### Records for processing
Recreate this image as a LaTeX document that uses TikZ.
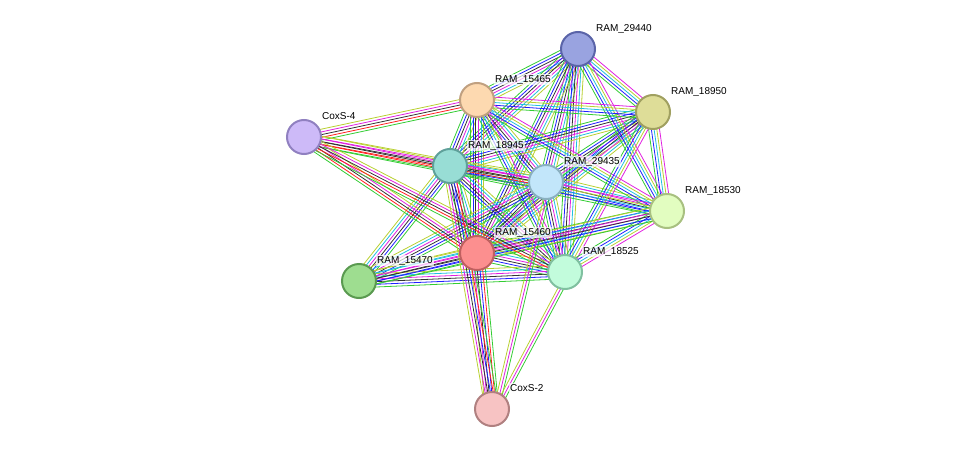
\documentclass[tikz,border=0pt]{standalone}
\usepackage{fontspec}
\setmainfont{Liberation Sans}
\usetikzlibrary{calc}
\definecolor{eG}{HTML}{33CC33}
\definecolor{eR}{HTML}{FF2020}
\definecolor{eB}{HTML}{2020FF}
\definecolor{eK}{HTML}{333333}
\definecolor{eM}{HTML}{E020E0}
\definecolor{eC}{HTML}{20C0E0}
\definecolor{eY}{HTML}{B8D030}
\definecolor{eP}{HTML}{A0A0F0}
\tikzset{
  prot/.style={circle,minimum size=34pt,line width=2pt,inner sep=0pt},
  lab/.style={anchor=base west,font=\fontsize{10}{11}\selectfont,inner sep=1pt,fill=white,fill opacity=0.7,text opacity=1},
  ed/.style={line width=0.8pt}
}
\newcommand\edg[3]{%
  \foreach \c [count=\i] in {#3} {%
    \draw[ed,\c] ($(#1)!{(\i-3.5)*2.7pt}!90:(#2)$) -- ($(#2)!{(\i-3.5)*2.7pt}!-90:(#1)$);
  }}
\begin{document}
\begin{tikzpicture}[x=1pt,y=-1pt]
\useasboundingbox (0,0) rectangle (975,455);
\coordinate (a29440) at (578,49);
\coordinate (a15465) at (477,100);
\coordinate (a18950) at (653,112);
\coordinate (acs4) at (304,137);
\coordinate (a18945) at (450,166);
\coordinate (a29435) at (546,182);
\coordinate (a18530) at (667,211);
\coordinate (a15460) at (477,253);
\coordinate (a15470) at (359,281);
\coordinate (a18525) at (565,272);
\coordinate (acs2) at (492,409);
% core edges
\foreach \p/\q in {a29440/a15465,a29440/a18945,a29440/a29435,a29440/a15460,a29440/a18525,
  a15465/a18945,a15465/a29435,a15465/a15460,
  a18950/a18945,a18950/a29435,a18950/a15460,
  a18945/a29435,a18945/a15460,a18945/a18525,
  a29435/a18530,a29435/a15460,a29435/a18525,
  a18530/a15460,a15460/a18525}
  {\edg{\p}{\q}{eG,eB,eK,eM,eC,eY}}
\foreach \p/\q in {a29440/a18950,a29440/a18530,a15465/a18950,a15465/a18530,a15465/a18525,a18950/a18530,a18950/a18525,a18945/a18530,a18530/a18525}
  {\edg{\p}{\q}{eG,eB,eC,eY,eM}}
\foreach \p/\q in {a15470/a18945,a15470/a29435,a15470/a15460,a15470/a18525,a15470/a18530}
  {\edg{\p}{\q}{eG,eB,eK,eM,eC,eY}}
\foreach \p/\q in {acs4/a15465,acs4/a18945,acs4/a29435,acs4/a15460,acs4/a18525}
  {\edg{\p}{\q}{eG,eR,eK,eM,eY}}
\foreach \p/\q in {acs2/a15460,acs2/a18945}
  {\edg{\p}{\q}{eG,eR,eB,eK,eM,eY}}
\foreach \p/\q in {acs2/a29435,acs2/a18525}
  {\edg{\p}{\q}{eG,eM,eY}}
% nodes
\node[prot,fill={rgb,255:red,153;green,163;blue,224},draw={rgb,255:red,90;green,100;blue,168}] (n29440) at (a29440) {};
\node[prot,fill={rgb,255:red,253;green,217;blue,176},draw={rgb,255:red,192;green,160;blue,128}] (n15465) at (a15465) {};
\node[prot,fill={rgb,255:red,222;green,221;blue,152},draw={rgb,255:red,160;green,160;blue,96}] (n18950) at (a18950) {};
\node[prot,fill={rgb,255:red,205;green,186;blue,248},draw={rgb,255:red,144;green,128;blue,192}] (ncs4) at (acs4) {};
\node[prot,fill={rgb,255:red,152;green,221;blue,213},draw={rgb,255:red,95;green,160;blue,154}] (n18945) at (a18945) {};
\node[prot,fill={rgb,255:red,194;green,230;blue,250},draw={rgb,255:red,138;green,176;blue,192}] (n29435) at (a29435) {};
\node[prot,fill={rgb,255:red,226;green,253;blue,192},draw={rgb,255:red,168;green,192;blue,128}] (n18530) at (a18530) {};
\node[prot,fill={rgb,255:red,252;green,143;blue,143},draw={rgb,255:red,192;green,96;blue,96}] (n15460) at (a15460) {};
\node[prot,fill={rgb,255:red,158;green,221;blue,144},draw={rgb,255:red,90;green,154;blue,80}] (n15470) at (a15470) {};
\node[prot,fill={rgb,255:red,194;green,252;blue,220},draw={rgb,255:red,128;green,192;blue,160}] (n18525) at (a18525) {};
\node[prot,fill={rgb,255:red,247;green,195;blue,195},draw={rgb,255:red,176;green,128;blue,128}] (ncs2) at (acs2) {};
% labels
\foreach \n/\t in {a29440/RAM\_29440,a15465/RAM\_15465,a18950/RAM\_18950,acs4/CoxS-4,a18945/RAM\_18945,a29435/RAM\_29435,a18530/RAM\_18530,a15460/RAM\_15460,a15470/RAM\_15470,a18525/RAM\_18525,acs2/CoxS-2}
  \node[lab] (l\n) at ($(\n)+(17,-18)$) {\t};
\end{tikzpicture}
\end{document}
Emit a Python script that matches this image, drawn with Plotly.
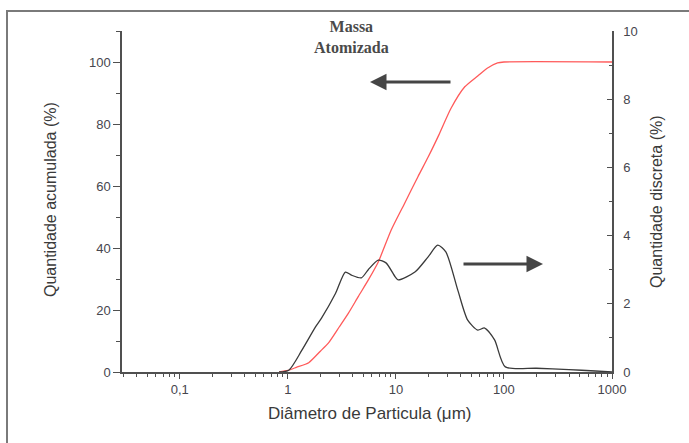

### Problem description
Reproduce each entry precisely. Leave the pictures out.

### Solution to the exercise
Recreate this image as a LaTeX document that uses TikZ.
\documentclass[tikz,border=0pt]{standalone}
\usepackage{fontspec}
\setmainfont{Liberation Sans}
\usetikzlibrary{calc}
\definecolor{eG}{HTML}{33CC33}
\definecolor{eR}{HTML}{FF2020}
\definecolor{eB}{HTML}{2020FF}
\definecolor{eK}{HTML}{333333}
\definecolor{eM}{HTML}{E020E0}
\definecolor{eC}{HTML}{20C0E0}
\definecolor{eY}{HTML}{B8D030}
\definecolor{eP}{HTML}{A0A0F0}
\tikzset{
  prot/.style={circle,minimum size=34pt,line width=2pt,inner sep=0pt},
  lab/.style={anchor=base west,font=\fontsize{10}{11}\selectfont,inner sep=1pt,fill=white,fill opacity=0.7,text opacity=1},
  ed/.style={line width=0.8pt}
}
\newcommand\edg[3]{%
  \foreach \c [count=\i] in {#3} {%
    \draw[ed,\c] ($(#1)!{(\i-3.5)*2.7pt}!90:(#2)$) -- ($(#2)!{(\i-3.5)*2.7pt}!-90:(#1)$);
  }}
\begin{document}
\begin{tikzpicture}[x=1pt,y=-1pt]
\useasboundingbox (0,0) rectangle (975,455);
\coordinate (a29440) at (578,49);
\coordinate (a15465) at (477,100);
\coordinate (a18950) at (653,112);
\coordinate (acs4) at (304,137);
\coordinate (a18945) at (450,166);
\coordinate (a29435) at (546,182);
\coordinate (a18530) at (667,211);
\coordinate (a15460) at (477,253);
\coordinate (a15470) at (359,281);
\coordinate (a18525) at (565,272);
\coordinate (acs2) at (492,409);
% core edges
\foreach \p/\q in {a29440/a15465,a29440/a18945,a29440/a29435,a29440/a15460,a29440/a18525,
  a15465/a18945,a15465/a29435,a15465/a15460,
  a18950/a18945,a18950/a29435,a18950/a15460,
  a18945/a29435,a18945/a15460,a18945/a18525,
  a29435/a18530,a29435/a15460,a29435/a18525,
  a18530/a15460,a15460/a18525}
  {\edg{\p}{\q}{eG,eB,eK,eM,eC,eY}}
\foreach \p/\q in {a29440/a18950,a29440/a18530,a15465/a18950,a15465/a18530,a15465/a18525,a18950/a18530,a18950/a18525,a18945/a18530,a18530/a18525}
  {\edg{\p}{\q}{eG,eB,eC,eY,eM}}
\foreach \p/\q in {a15470/a18945,a15470/a29435,a15470/a15460,a15470/a18525,a15470/a18530}
  {\edg{\p}{\q}{eG,eB,eK,eM,eC,eY}}
\foreach \p/\q in {acs4/a15465,acs4/a18945,acs4/a29435,acs4/a15460,acs4/a18525}
  {\edg{\p}{\q}{eG,eR,eK,eM,eY}}
\foreach \p/\q in {acs2/a15460,acs2/a18945}
  {\edg{\p}{\q}{eG,eR,eB,eK,eM,eY}}
\foreach \p/\q in {acs2/a29435,acs2/a18525}
  {\edg{\p}{\q}{eG,eM,eY}}
% nodes
\node[prot,fill={rgb,255:red,153;green,163;blue,224},draw={rgb,255:red,90;green,100;blue,168}] (n29440) at (a29440) {};
\node[prot,fill={rgb,255:red,253;green,217;blue,176},draw={rgb,255:red,192;green,160;blue,128}] (n15465) at (a15465) {};
\node[prot,fill={rgb,255:red,222;green,221;blue,152},draw={rgb,255:red,160;green,160;blue,96}] (n18950) at (a18950) {};
\node[prot,fill={rgb,255:red,205;green,186;blue,248},draw={rgb,255:red,144;green,128;blue,192}] (ncs4) at (acs4) {};
\node[prot,fill={rgb,255:red,152;green,221;blue,213},draw={rgb,255:red,95;green,160;blue,154}] (n18945) at (a18945) {};
\node[prot,fill={rgb,255:red,194;green,230;blue,250},draw={rgb,255:red,138;green,176;blue,192}] (n29435) at (a29435) {};
\node[prot,fill={rgb,255:red,226;green,253;blue,192},draw={rgb,255:red,168;green,192;blue,128}] (n18530) at (a18530) {};
\node[prot,fill={rgb,255:red,252;green,143;blue,143},draw={rgb,255:red,192;green,96;blue,96}] (n15460) at (a15460) {};
\node[prot,fill={rgb,255:red,158;green,221;blue,144},draw={rgb,255:red,90;green,154;blue,80}] (n15470) at (a15470) {};
\node[prot,fill={rgb,255:red,194;green,252;blue,220},draw={rgb,255:red,128;green,192;blue,160}] (n18525) at (a18525) {};
\node[prot,fill={rgb,255:red,247;green,195;blue,195},draw={rgb,255:red,176;green,128;blue,128}] (ncs2) at (acs2) {};
% labels
\foreach \n/\t in {a29440/RAM\_29440,a15465/RAM\_15465,a18950/RAM\_18950,acs4/CoxS-4,a18945/RAM\_18945,a29435/RAM\_29435,a18530/RAM\_18530,a15460/RAM\_15460,a15470/RAM\_15470,a18525/RAM\_18525,acs2/CoxS-2}
  \node[lab] (l\n) at ($(\n)+(17,-18)$) {\t};
\end{tikzpicture}
\end{document}
Emit a Python script that matches this image, drawn with Plotly.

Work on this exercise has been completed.